MATCH (:Customer)-[r:BUYS]->(:Product)
WHERE r.bizDate < r.procDate
RETURN count(*);
Query 7: What were the captured transactions for the past year?
MATCH (:Customer)-[r:BUYS]->(p:Product)
WHERE r.bizDate = r.procDate AND r.bizDate >= 20181010
RETURN p.id AS SKU, r.bizDate AS `Sale Date`
ORDER BY `Sale Date`;
Query 8: What are all of the actual transactions for the past year?

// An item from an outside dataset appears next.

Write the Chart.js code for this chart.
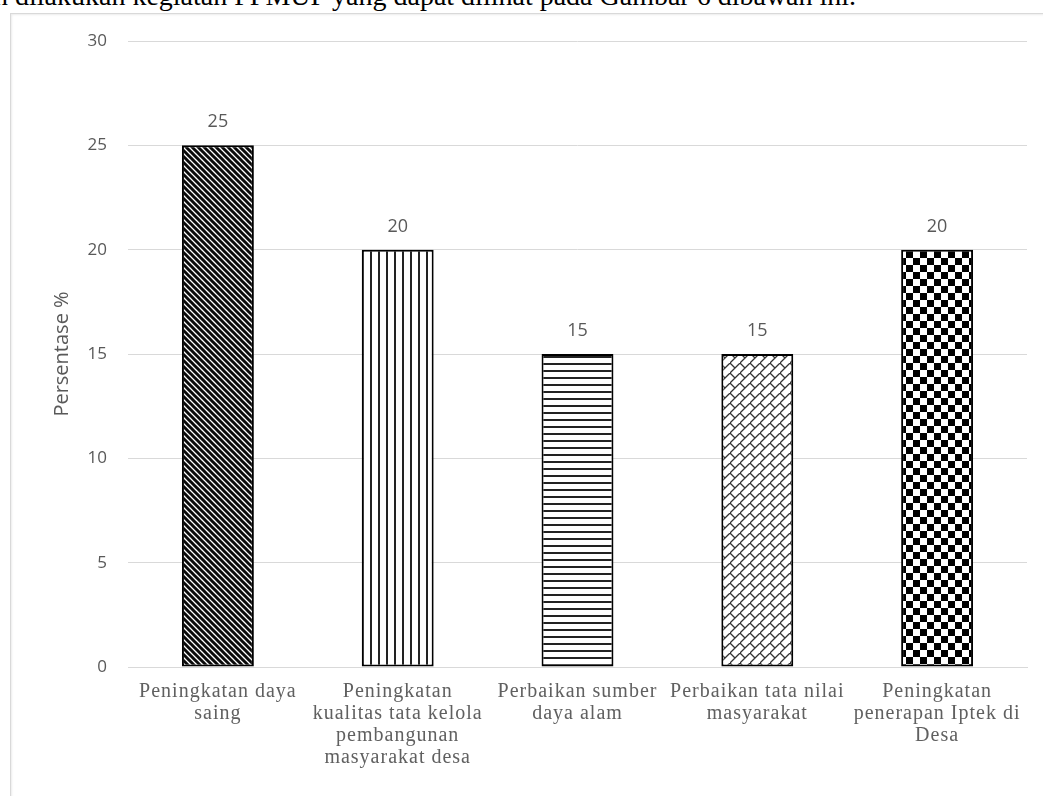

MATCH (:Customer)-[r:BUYS]->(p:Product)
WHERE r.bizDate >= 20181010
RETURN p.id AS SKU, r.bizDate AS `Sale Date`, r.procDate AS `Transaction Date`
ORDER BY `Sale Date`;
Advantages and Disadvantages of these approaches for capturing change
As with all modelling decisions, there will be advantages and disadvantages, and time-based versioning is no different.
Advantages:
- All changes to the data are captured, including relationship changes
- Able to step backwards and forwards in time according to the questions we are looking to answer.
Disadvantages:
- Need to do additional work to model changes in relationships
- No indexing on relationship properties — further model iteration is required if there are many state changes
- Querying is a bit more complex.
What has been shown here is the formalised view for time-based versioning. Of course, the data you are working with and the questions you want to ask will provide you with opportunities to exercise pragmatism and only use the components that are useful to capture up to the level of versioning you require.
Summary
In this post, we’ve looked at why you may want to have versioning in your graph database and some use-cases where it is useful. We discussed that, as versioning is not available out of the box, we need to incorporate it into our data model.
We looked at time-based versioning, and how this can be extended for versioning relationships, as well as capturing retrospective changes.
Last but not least, we discussed some of the advantages and disadvantages with this method, and the importance of pragmatism in your versioning approaches.